◆ **JOB**
Your task is to output the listing word for word, with pictures excluded.

◆ **DATA FOR THIS EXERCISE**

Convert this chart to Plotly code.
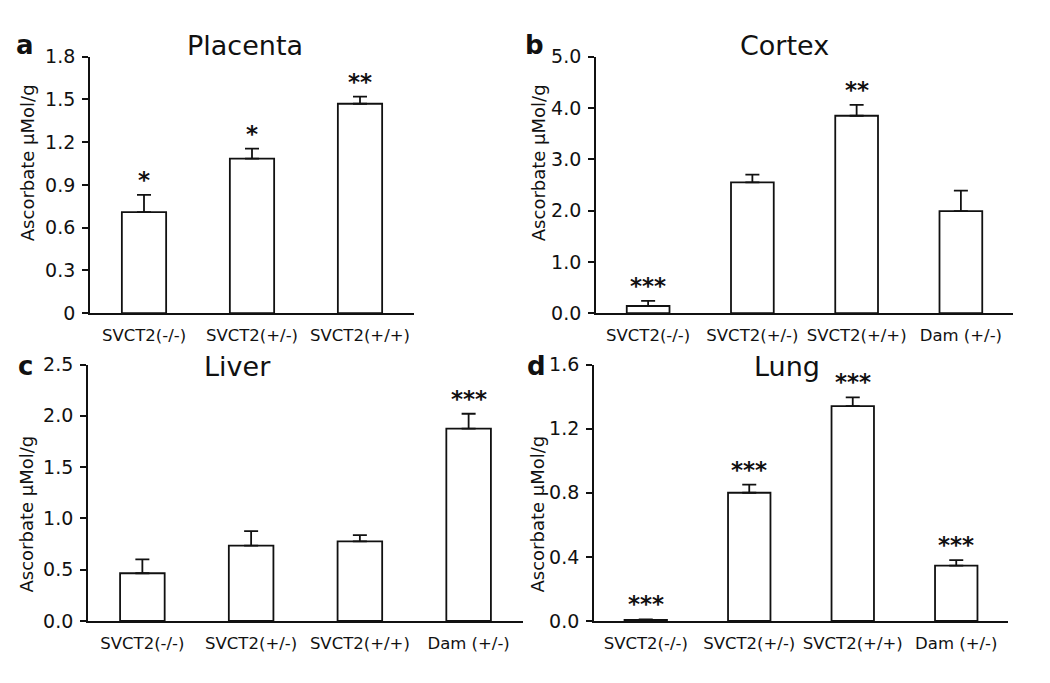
import plotly.graph_objects as go

# ---------------- data ----------------
cats3 = ["SVCT2(-/-)", "SVCT2(+/-)", "SVCT2(+/+)"]
cats4 = ["SVCT2(-/-)", "SVCT2(+/-)", "SVCT2(+/+)", "Dam (+/-)"]

placenta_mean = [0.71, 1.085, 1.47]
placenta_err = [0.12, 0.07, 0.05]
placenta_sig = ["*", "*", "**"]

cortex_mean = [0.14, 2.55, 3.85, 1.99]
cortex_err = [0.10, 0.15, 0.21, 0.40]
cortex_sig = ["***", "", "**", ""]

liver_mean = [0.465, 0.735, 0.776, 1.875]
liver_err = [0.135, 0.14, 0.06, 0.145]
liver_sig = ["", "", "", "***"]

lung_mean = [0.006, 0.80, 1.34, 0.345]
lung_err = [0.004, 0.05, 0.055, 0.035]
lung_sig = ["***", "***", "***", "***"]

placenta_ticks = [0, 0.3, 0.6, 0.9, 1.2, 1.5, 1.8]
placenta_ticktext = ["0", "0.3", "0.6", "0.9", "1.2", "1.5", "1.8"]
cortex_ticks = [0, 1, 2, 3, 4, 5]
cortex_ticktext = ["0.0", "1.0", "2.0", "3.0", "4.0", "5.0"]
liver_ticks = [0, 0.5, 1.0, 1.5, 2.0, 2.5]
liver_ticktext = ["0.0", "0.5", "1.0", "1.5", "2.0", "2.5"]
lung_ticks = [0, 0.4, 0.8, 1.2, 1.6]
lung_ticktext = ["0.0", "0.4", "0.8", "1.2", "1.6"]

titles = ["Placenta", "Cortex", "Liver", "Lung"]
letters = ["a", "b", "c", "d"]
ytitle = "Ascorbate \u03bcMol/g"

# ---------------- layout geometry ----------------
W, H = 1050, 683
OFF = 8  # page body margin
FONT = "DejaVu Sans"


def fx(px):
    return (px - OFF) / W


def fy(py):
    return 1 - (py - OFF) / H


panels = [
    dict(cats=cats3, mean=placenta_mean, err=placenta_err, sig=placenta_sig,
         ticks=placenta_ticks, ticktext=placenta_ticktext, ymax=1.8,
         x0=90, x1=414, y0=47, y1=312,
         title_xy=(245, 35), letter_xy=(25, 35), ytitle_xy=(27, 157)),
    dict(cats=cats4, mean=cortex_mean, err=cortex_err, sig=cortex_sig,
         ticks=cortex_ticks, ticktext=cortex_ticktext, ymax=5.0,
         x0=596, x1=1013, y0=47, y1=312,
         title_xy=(784, 35), letter_xy=(534, 35), ytitle_xy=(538, 157)),
    dict(cats=cats4, mean=liver_mean, err=liver_err, sig=liver_sig,
         ticks=liver_ticks, ticktext=liver_ticktext, ymax=2.5,
         x0=88, x1=523, y0=365, y1=630,
         title_xy=(237, 367), letter_xy=(25, 367), ytitle_xy=(27, 520)),
    dict(cats=cats4, mean=lung_mean, err=lung_err, sig=lung_sig,
         ticks=lung_ticks, ticktext=lung_ticktext, ymax=1.6,
         x0=594, x1=1008, y0=365, y1=630,
         title_xy=(787, 367), letter_xy=(536, 367), ytitle_xy=(538, 520)),
]

fig = go.Figure()
annotations = []

for i, p in enumerate(panels):
    n = i + 1
    xa = "x" if n == 1 else f"x{n}"
    ya = "y" if n == 1 else f"y{n}"
    fig.add_trace(go.Bar(
        x=list(range(len(p["cats"]))), y=p["mean"],
        xaxis=xa, yaxis=ya, width=0.41,
        marker=dict(color="white", line=dict(color="#111111", width=1.8)),
        error_y=dict(type="data", symmetric=False, array=p["err"],
                     arrayminus=[0] * len(p["err"]),
                     color="#111111", thickness=1.8, width=7),
        showlegend=False, hoverinfo="skip",
    ))
    xkey = "xaxis" if n == 1 else f"xaxis{n}"
    ykey = "yaxis" if n == 1 else f"yaxis{n}"
    fig.update_layout(**{
        xkey: dict(domain=[fx(p["x0"]), fx(p["x1"])], anchor=ya,
                   range=[-0.5, len(p["cats"]) - 0.5],
                   tickvals=list(range(len(p["cats"]))), ticktext=p["cats"],
                   showline=True, linecolor="#111111", linewidth=1.8,
                   ticks="", showgrid=False, zeroline=False,
                   ticklabelstandoff=6,
                   tickfont=dict(family=FONT, size=16.5, color="#111111"),
                   fixedrange=True),
        ykey: dict(domain=[fy(p["y1"]), fy(p["y0"])], anchor=xa,
                   range=[0, p["ymax"]],
                   tickvals=p["ticks"], ticktext=p["ticktext"],
                   showline=True, linecolor="#111111", linewidth=1.8,
                   ticks="outside", ticklen=6, tickwidth=1.8, tickcolor="#111111",
                   ticklabelstandoff=3,
                   showgrid=False, zeroline=False,
                   tickfont=dict(family=FONT, size=19, color="#111111"),
                   fixedrange=True),
    })
    # significance stars
    for j, s in enumerate(p["sig"]):
        if s:
            annotations.append(dict(
                x=j, y=p["mean"][j] + p["err"][j], xref=xa, yref=ya,
                text=f"<b>{s}</b>", showarrow=False, yanchor="middle", yshift=15,
                font=dict(family=FONT, size=23, color="#111111")))
    # panel title
    tx, ty = p["title_xy"]
    annotations.append(dict(x=fx(tx), y=fy(ty), xref="paper", yref="paper",
                            text=titles[i], showarrow=False,
                            xanchor="center", yanchor="middle",
                            font=dict(family=FONT, size=27, color="#111111")))
    lx, ly = p["letter_xy"]
    annotations.append(dict(x=fx(lx), y=fy(ly), xref="paper", yref="paper",
                            text=f"<b>{letters[i]}</b>", showarrow=False,
                            xanchor="center", yanchor="middle",
                            font=dict(family=FONT, size=26, color="#111111")))
    ax_, ay_ = p["ytitle_xy"]
    annotations.append(dict(x=fx(ax_), y=fy(ay_), xref="paper", yref="paper",
                            text=ytitle, showarrow=False, textangle=-90,
                            xanchor="center", yanchor="middle",
                            font=dict(family=FONT, size=18, color="#111111")))

fig.update_layout(
    width=W, height=H,
    margin=dict(l=0, r=0, t=0, b=0),
    paper_bgcolor="white", plot_bgcolor="white",
    annotations=annotations,
)

fig.write_html("out.html")
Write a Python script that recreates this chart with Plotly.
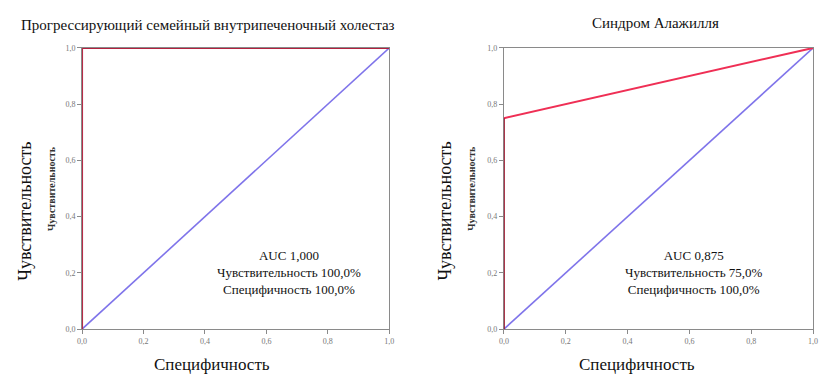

◆ **SOLUTION TO THE PROBLEM**
Convert this chart to Plotly code.
import plotly.graph_objects as go

# ---------------- data ----------------
cats3 = ["SVCT2(-/-)", "SVCT2(+/-)", "SVCT2(+/+)"]
cats4 = ["SVCT2(-/-)", "SVCT2(+/-)", "SVCT2(+/+)", "Dam (+/-)"]

placenta_mean = [0.71, 1.085, 1.47]
placenta_err = [0.12, 0.07, 0.05]
placenta_sig = ["*", "*", "**"]

cortex_mean = [0.14, 2.55, 3.85, 1.99]
cortex_err = [0.10, 0.15, 0.21, 0.40]
cortex_sig = ["***", "", "**", ""]

liver_mean = [0.465, 0.735, 0.776, 1.875]
liver_err = [0.135, 0.14, 0.06, 0.145]
liver_sig = ["", "", "", "***"]

lung_mean = [0.006, 0.80, 1.34, 0.345]
lung_err = [0.004, 0.05, 0.055, 0.035]
lung_sig = ["***", "***", "***", "***"]

placenta_ticks = [0, 0.3, 0.6, 0.9, 1.2, 1.5, 1.8]
placenta_ticktext = ["0", "0.3", "0.6", "0.9", "1.2", "1.5", "1.8"]
cortex_ticks = [0, 1, 2, 3, 4, 5]
cortex_ticktext = ["0.0", "1.0", "2.0", "3.0", "4.0", "5.0"]
liver_ticks = [0, 0.5, 1.0, 1.5, 2.0, 2.5]
liver_ticktext = ["0.0", "0.5", "1.0", "1.5", "2.0", "2.5"]
lung_ticks = [0, 0.4, 0.8, 1.2, 1.6]
lung_ticktext = ["0.0", "0.4", "0.8", "1.2", "1.6"]

titles = ["Placenta", "Cortex", "Liver", "Lung"]
letters = ["a", "b", "c", "d"]
ytitle = "Ascorbate \u03bcMol/g"

# ---------------- layout geometry ----------------
W, H = 1050, 683
OFF = 8  # page body margin
FONT = "DejaVu Sans"


def fx(px):
    return (px - OFF) / W


def fy(py):
    return 1 - (py - OFF) / H


panels = [
    dict(cats=cats3, mean=placenta_mean, err=placenta_err, sig=placenta_sig,
         ticks=placenta_ticks, ticktext=placenta_ticktext, ymax=1.8,
         x0=90, x1=414, y0=47, y1=312,
         title_xy=(245, 35), letter_xy=(25, 35), ytitle_xy=(27, 157)),
    dict(cats=cats4, mean=cortex_mean, err=cortex_err, sig=cortex_sig,
         ticks=cortex_ticks, ticktext=cortex_ticktext, ymax=5.0,
         x0=596, x1=1013, y0=47, y1=312,
         title_xy=(784, 35), letter_xy=(534, 35), ytitle_xy=(538, 157)),
    dict(cats=cats4, mean=liver_mean, err=liver_err, sig=liver_sig,
         ticks=liver_ticks, ticktext=liver_ticktext, ymax=2.5,
         x0=88, x1=523, y0=365, y1=630,
         title_xy=(237, 367), letter_xy=(25, 367), ytitle_xy=(27, 520)),
    dict(cats=cats4, mean=lung_mean, err=lung_err, sig=lung_sig,
         ticks=lung_ticks, ticktext=lung_ticktext, ymax=1.6,
         x0=594, x1=1008, y0=365, y1=630,
         title_xy=(787, 367), letter_xy=(536, 367), ytitle_xy=(538, 520)),
]

fig = go.Figure()
annotations = []

for i, p in enumerate(panels):
    n = i + 1
    xa = "x" if n == 1 else f"x{n}"
    ya = "y" if n == 1 else f"y{n}"
    fig.add_trace(go.Bar(
        x=list(range(len(p["cats"]))), y=p["mean"],
        xaxis=xa, yaxis=ya, width=0.41,
        marker=dict(color="white", line=dict(color="#111111", width=1.8)),
        error_y=dict(type="data", symmetric=False, array=p["err"],
                     arrayminus=[0] * len(p["err"]),
                     color="#111111", thickness=1.8, width=7),
        showlegend=False, hoverinfo="skip",
    ))
    xkey = "xaxis" if n == 1 else f"xaxis{n}"
    ykey = "yaxis" if n == 1 else f"yaxis{n}"
    fig.update_layout(**{
        xkey: dict(domain=[fx(p["x0"]), fx(p["x1"])], anchor=ya,
                   range=[-0.5, len(p["cats"]) - 0.5],
                   tickvals=list(range(len(p["cats"]))), ticktext=p["cats"],
                   showline=True, linecolor="#111111", linewidth=1.8,
                   ticks="", showgrid=False, zeroline=False,
                   ticklabelstandoff=6,
                   tickfont=dict(family=FONT, size=16.5, color="#111111"),
                   fixedrange=True),
        ykey: dict(domain=[fy(p["y1"]), fy(p["y0"])], anchor=xa,
                   range=[0, p["ymax"]],
                   tickvals=p["ticks"], ticktext=p["ticktext"],
                   showline=True, linecolor="#111111", linewidth=1.8,
                   ticks="outside", ticklen=6, tickwidth=1.8, tickcolor="#111111",
                   ticklabelstandoff=3,
                   showgrid=False, zeroline=False,
                   tickfont=dict(family=FONT, size=19, color="#111111"),
                   fixedrange=True),
    })
    # significance stars
    for j, s in enumerate(p["sig"]):
        if s:
            annotations.append(dict(
                x=j, y=p["mean"][j] + p["err"][j], xref=xa, yref=ya,
                text=f"<b>{s}</b>", showarrow=False, yanchor="middle", yshift=15,
                font=dict(family=FONT, size=23, color="#111111")))
    # panel title
    tx, ty = p["title_xy"]
    annotations.append(dict(x=fx(tx), y=fy(ty), xref="paper", yref="paper",
                            text=titles[i], showarrow=False,
                            xanchor="center", yanchor="middle",
                            font=dict(family=FONT, size=27, color="#111111")))
    lx, ly = p["letter_xy"]
    annotations.append(dict(x=fx(lx), y=fy(ly), xref="paper", yref="paper",
                            text=f"<b>{letters[i]}</b>", showarrow=False,
                            xanchor="center", yanchor="middle",
                            font=dict(family=FONT, size=26, color="#111111")))
    ax_, ay_ = p["ytitle_xy"]
    annotations.append(dict(x=fx(ax_), y=fy(ay_), xref="paper", yref="paper",
                            text=ytitle, showarrow=False, textangle=-90,
                            xanchor="center", yanchor="middle",
                            font=dict(family=FONT, size=18, color="#111111")))

fig.update_layout(
    width=W, height=H,
    margin=dict(l=0, r=0, t=0, b=0),
    paper_bgcolor="white", plot_bgcolor="white",
    annotations=annotations,
)

fig.write_html("out.html")
Write a Python script that recreates this chart with Plotly.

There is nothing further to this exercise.